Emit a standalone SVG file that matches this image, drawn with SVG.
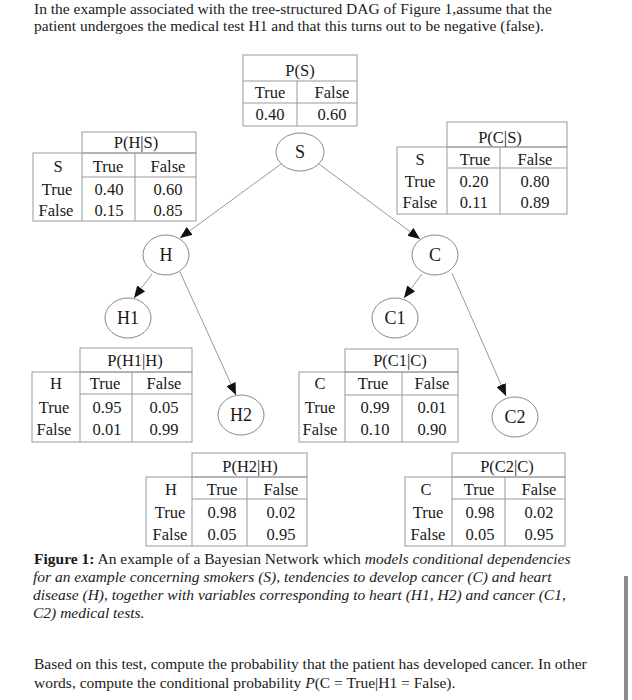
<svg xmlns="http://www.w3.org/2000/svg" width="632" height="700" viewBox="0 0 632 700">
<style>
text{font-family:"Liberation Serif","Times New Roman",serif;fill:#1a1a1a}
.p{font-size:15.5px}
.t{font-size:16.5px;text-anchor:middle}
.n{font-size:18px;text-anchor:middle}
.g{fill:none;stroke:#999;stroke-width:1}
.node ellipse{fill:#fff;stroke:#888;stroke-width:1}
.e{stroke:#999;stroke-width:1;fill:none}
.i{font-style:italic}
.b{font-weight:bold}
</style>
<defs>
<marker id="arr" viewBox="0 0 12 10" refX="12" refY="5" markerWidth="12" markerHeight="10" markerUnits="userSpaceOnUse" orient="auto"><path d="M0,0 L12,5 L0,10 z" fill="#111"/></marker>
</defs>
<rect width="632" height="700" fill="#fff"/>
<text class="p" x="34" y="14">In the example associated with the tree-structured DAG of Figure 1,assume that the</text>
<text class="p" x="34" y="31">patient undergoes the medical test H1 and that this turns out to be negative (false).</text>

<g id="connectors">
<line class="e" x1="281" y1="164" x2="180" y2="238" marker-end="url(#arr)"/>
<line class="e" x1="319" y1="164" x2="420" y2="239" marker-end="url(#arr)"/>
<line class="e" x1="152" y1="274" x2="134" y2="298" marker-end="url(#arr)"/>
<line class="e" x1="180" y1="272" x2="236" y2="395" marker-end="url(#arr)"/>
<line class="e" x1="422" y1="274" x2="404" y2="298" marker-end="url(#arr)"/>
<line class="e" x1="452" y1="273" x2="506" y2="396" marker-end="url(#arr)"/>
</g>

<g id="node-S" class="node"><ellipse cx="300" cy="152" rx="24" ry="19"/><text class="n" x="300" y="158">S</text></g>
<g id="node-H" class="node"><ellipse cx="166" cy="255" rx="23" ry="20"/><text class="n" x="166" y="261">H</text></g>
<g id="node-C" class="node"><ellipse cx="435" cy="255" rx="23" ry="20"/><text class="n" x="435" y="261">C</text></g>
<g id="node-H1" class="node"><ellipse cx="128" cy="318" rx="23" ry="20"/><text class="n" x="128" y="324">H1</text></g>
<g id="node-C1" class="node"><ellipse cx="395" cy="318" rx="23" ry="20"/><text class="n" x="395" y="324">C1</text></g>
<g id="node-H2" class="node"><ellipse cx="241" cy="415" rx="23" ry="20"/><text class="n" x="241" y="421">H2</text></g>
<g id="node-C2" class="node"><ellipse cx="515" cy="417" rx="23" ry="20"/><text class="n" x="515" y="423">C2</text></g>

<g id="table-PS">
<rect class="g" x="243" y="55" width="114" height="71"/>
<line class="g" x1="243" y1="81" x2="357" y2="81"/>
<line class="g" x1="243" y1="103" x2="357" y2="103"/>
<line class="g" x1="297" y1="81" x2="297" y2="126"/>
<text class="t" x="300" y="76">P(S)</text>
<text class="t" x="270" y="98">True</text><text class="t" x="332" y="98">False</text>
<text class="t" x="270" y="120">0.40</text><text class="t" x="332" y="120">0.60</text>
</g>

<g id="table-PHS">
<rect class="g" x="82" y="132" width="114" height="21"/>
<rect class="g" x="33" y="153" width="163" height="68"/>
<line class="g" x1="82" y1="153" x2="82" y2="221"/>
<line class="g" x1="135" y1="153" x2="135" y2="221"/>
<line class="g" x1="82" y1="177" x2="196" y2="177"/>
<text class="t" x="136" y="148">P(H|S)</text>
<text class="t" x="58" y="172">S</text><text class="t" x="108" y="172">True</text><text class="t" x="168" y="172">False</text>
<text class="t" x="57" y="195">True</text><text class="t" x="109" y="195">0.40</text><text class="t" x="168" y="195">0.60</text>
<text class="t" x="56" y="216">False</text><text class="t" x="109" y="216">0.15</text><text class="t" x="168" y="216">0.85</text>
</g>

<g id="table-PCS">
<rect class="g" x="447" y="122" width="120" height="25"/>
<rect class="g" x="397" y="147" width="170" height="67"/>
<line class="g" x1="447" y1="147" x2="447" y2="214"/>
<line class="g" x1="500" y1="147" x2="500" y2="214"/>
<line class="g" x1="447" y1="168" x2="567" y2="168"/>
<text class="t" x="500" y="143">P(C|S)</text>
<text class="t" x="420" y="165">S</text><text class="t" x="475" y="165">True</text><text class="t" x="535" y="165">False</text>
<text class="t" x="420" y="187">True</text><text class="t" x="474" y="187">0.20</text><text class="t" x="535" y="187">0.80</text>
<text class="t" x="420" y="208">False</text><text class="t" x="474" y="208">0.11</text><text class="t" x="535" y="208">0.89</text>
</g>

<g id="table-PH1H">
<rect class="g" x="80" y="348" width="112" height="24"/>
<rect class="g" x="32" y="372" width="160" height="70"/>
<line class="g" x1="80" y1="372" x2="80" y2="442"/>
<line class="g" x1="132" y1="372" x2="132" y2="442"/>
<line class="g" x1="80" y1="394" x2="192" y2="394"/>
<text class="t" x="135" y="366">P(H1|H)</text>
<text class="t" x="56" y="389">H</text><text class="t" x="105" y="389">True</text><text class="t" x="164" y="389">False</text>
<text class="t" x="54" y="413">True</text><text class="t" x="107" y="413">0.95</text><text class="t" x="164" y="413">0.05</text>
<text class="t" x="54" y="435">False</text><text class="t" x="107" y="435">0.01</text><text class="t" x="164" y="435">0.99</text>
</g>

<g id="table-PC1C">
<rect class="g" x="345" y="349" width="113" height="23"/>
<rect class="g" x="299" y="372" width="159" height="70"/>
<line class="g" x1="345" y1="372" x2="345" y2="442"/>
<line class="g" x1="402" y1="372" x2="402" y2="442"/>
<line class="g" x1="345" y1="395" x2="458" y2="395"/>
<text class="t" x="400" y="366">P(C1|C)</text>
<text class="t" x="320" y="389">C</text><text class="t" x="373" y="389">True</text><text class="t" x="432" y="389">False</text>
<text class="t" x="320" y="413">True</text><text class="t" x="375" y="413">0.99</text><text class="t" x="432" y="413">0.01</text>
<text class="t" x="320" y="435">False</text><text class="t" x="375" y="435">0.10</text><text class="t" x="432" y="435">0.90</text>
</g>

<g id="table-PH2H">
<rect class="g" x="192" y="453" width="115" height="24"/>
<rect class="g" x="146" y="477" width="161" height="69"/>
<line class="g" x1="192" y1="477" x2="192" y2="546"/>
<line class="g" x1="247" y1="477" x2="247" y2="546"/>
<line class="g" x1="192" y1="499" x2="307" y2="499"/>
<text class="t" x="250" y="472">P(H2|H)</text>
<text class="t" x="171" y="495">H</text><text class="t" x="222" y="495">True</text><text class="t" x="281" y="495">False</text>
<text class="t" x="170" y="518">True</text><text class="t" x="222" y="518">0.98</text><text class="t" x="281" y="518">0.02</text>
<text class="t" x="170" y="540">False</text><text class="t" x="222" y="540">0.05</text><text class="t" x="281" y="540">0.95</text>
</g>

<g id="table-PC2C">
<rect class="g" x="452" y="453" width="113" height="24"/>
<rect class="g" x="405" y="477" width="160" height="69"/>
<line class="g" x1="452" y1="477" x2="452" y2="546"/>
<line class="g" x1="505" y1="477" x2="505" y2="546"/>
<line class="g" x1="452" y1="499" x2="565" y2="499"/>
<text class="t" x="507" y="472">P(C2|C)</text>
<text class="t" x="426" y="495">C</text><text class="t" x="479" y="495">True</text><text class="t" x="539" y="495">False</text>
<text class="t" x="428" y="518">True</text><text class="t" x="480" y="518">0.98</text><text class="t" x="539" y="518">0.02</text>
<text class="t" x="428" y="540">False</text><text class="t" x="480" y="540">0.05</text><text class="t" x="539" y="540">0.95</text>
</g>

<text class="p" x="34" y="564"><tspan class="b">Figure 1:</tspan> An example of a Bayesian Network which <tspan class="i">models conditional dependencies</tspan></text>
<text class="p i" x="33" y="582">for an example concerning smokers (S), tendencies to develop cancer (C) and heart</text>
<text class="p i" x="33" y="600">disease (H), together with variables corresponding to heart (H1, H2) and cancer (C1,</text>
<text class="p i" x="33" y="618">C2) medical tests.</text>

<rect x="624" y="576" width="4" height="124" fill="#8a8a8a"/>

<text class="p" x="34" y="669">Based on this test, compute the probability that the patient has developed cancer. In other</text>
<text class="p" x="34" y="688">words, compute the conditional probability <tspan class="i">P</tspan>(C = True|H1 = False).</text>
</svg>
- - -
WHAT THE TASK REQUIRES
Report the number of lines containing the string "this" and add nothing to it.

RESULT
3